Write each line of the material exactly as given, from the top through the line that contains "plt.rcParams['axes.unicode_minus'] = False", and omit all pictures.

**Collected material**:
---*---

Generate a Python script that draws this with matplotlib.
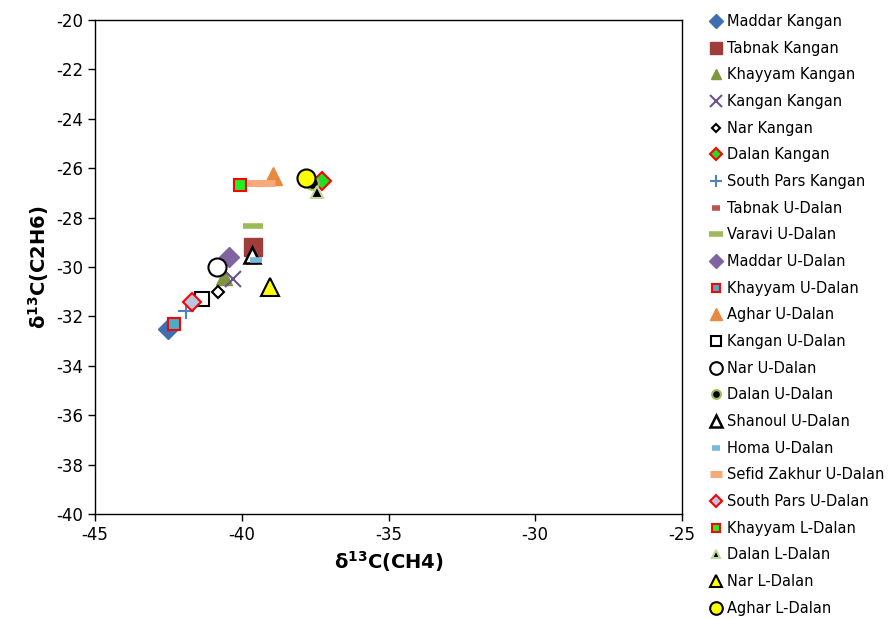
import matplotlib
matplotlib.use("Agg")
from matplotlib import pyplot as plt

plt.rcParams['axes.unicode_minus'] = False

# carbon isotope data, one entry per field / formation
names = ['Maddar Kangan', 'Tabnak Kangan', 'Khayyam Kangan', 'Kangan Kangan',
         'Nar Kangan', 'Dalan Kangan', 'South Pars Kangan', 'Tabnak U-Dalan',
         'Varavi U-Dalan', 'Maddar U-Dalan', 'Khayyam U-Dalan', 'Aghar U-Dalan',
         'Kangan U-Dalan', 'Nar U-Dalan', 'Dalan U-Dalan', 'Shanoul U-Dalan',
         'Homa U-Dalan', 'Sefid Zakhur U-Dalan', 'South Pars U-Dalan',
         'Khayyam L-Dalan', 'Dalan L-Dalan', 'Nar L-Dalan', 'Aghar L-Dalan']

ch4 = [[-42.5], [-39.6], [-40.6], [-40.3],
       [-40.8], [-37.25], [-41.9], [-39.65],
       [-39.6], [-40.45], [-42.3], [-38.95],
       [-41.35], [-40.85], [-37.6], [-39.65],
       [-39.5], [-39.55, -39.15], [-41.7],
       [-40.05], [-37.45], [-39.05], [-37.8]]

c2h6 = [[-32.5], [-29.2], [-30.4], [-30.5],
        [-31.0], [-26.5], [-31.8], [-29.8],
        [-28.35], [-29.6], [-32.3], [-26.3],
        [-31.3], [-30.0], [-26.6], [-29.5],
        [-29.7], [-26.6, -26.6], [-31.4],
        [-26.7], [-26.95], [-30.8], [-26.4]]

# marker, size, face, edge, edge width
styles = [
    ('D', 10, '#3F6FAE', '#3F6FAE', 1),
    ('s', 13, '#9E3D3A', '#9E3D3A', 1),
    ('^', 11, '#80963E', '#80963E', 1),
    ('x', 12, '#6A5490', '#6A5490', 1.5),
    ('D', 6, 'white', 'black', 1.5),
    ('D', 9, '#22DD22', '#FF0000', 1.5),
    ('+', 12, '#4F81BD', '#4F81BD', 1.5),
    ('_', 9, '#C0504D', '#C0504D', 4),
    ('_', 14, '#9BBB59', '#9BBB59', 4),
    ('D', 10, '#8064A2', '#8064A2', 1),
    ('s', 9, '#4BACC6', '#FF0000', 1.5),
    ('^', 13, '#E8893F', '#E8893F', 1),
    ('s', 10, 'white', 'black', 1.5),
    ('o', 13, 'white', 'black', 1.5),
    ('o', 9, 'black', '#9BBB59', 1.5),
    ('^', 12, 'white', 'black', 1.8),
    ('_', 9, '#79B8D6', '#79B8D6', 4),
    ('_', 12, '#F9A878', '#F9A878', 5),
    ('D', 9, '#B9C6E0', '#FF0000', 1.5),
    ('s', 9, '#22EE22', '#FF0000', 1.5),
    ('^', 8, 'black', '#C4D6A0', 1.5),
    ('^', 13, '#FFFF00', 'black', 1.5),
    ('o', 13, '#FFFF00', 'black', 1.5),
]

fig = plt.figure(figsize=(8.88, 6.19), dpi=100)
ax = fig.add_axes([95 / 888, 1 - 514 / 619, 587 / 888, 494 / 619])

for name, xs, ys, (m, ms, fc, ec, mew) in zip(names, ch4, c2h6, styles):
    ax.plot(xs, ys, linestyle='none', marker=m, markersize=ms,
            markerfacecolor=fc, markeredgecolor=ec, markeredgewidth=mew,
            color=ec, label=name)

ax.set_xlim(-45, -25)
ax.set_ylim(-40, -20)
ax.set_xticks(range(-45, -24, 5))
ax.set_yticks(range(-40, -19, 2))
ax.tick_params(labelsize=12, direction='out', length=5, width=1)
for s in ax.spines.values():
    s.set_linewidth(1)

ax.set_xlabel(r'δ$^{\mathbf{13}}$C(CH4)', fontsize=14, fontweight='bold')
ax.set_ylabel(r'δ$^{\mathbf{13}}$C(C2H6)', fontsize=14, fontweight='bold')

fig.legend(loc='upper left', bbox_to_anchor=(711 / 888, 1 - 14 / 619),
           frameon=False, fontsize=10.5, markerscale=0.7, handlelength=0.7,
           handletextpad=0.4, labelspacing=0.8, borderaxespad=0, borderpad=0,
           numpoints=1)

plt.savefig('out.png', dpi=100)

---*---

**Problem solution**:
Generate a Python script that draws this with matplotlib.
import matplotlib
matplotlib.use("Agg")
from matplotlib import pyplot as plt

plt.rcParams['axes.unicode_minus'] = False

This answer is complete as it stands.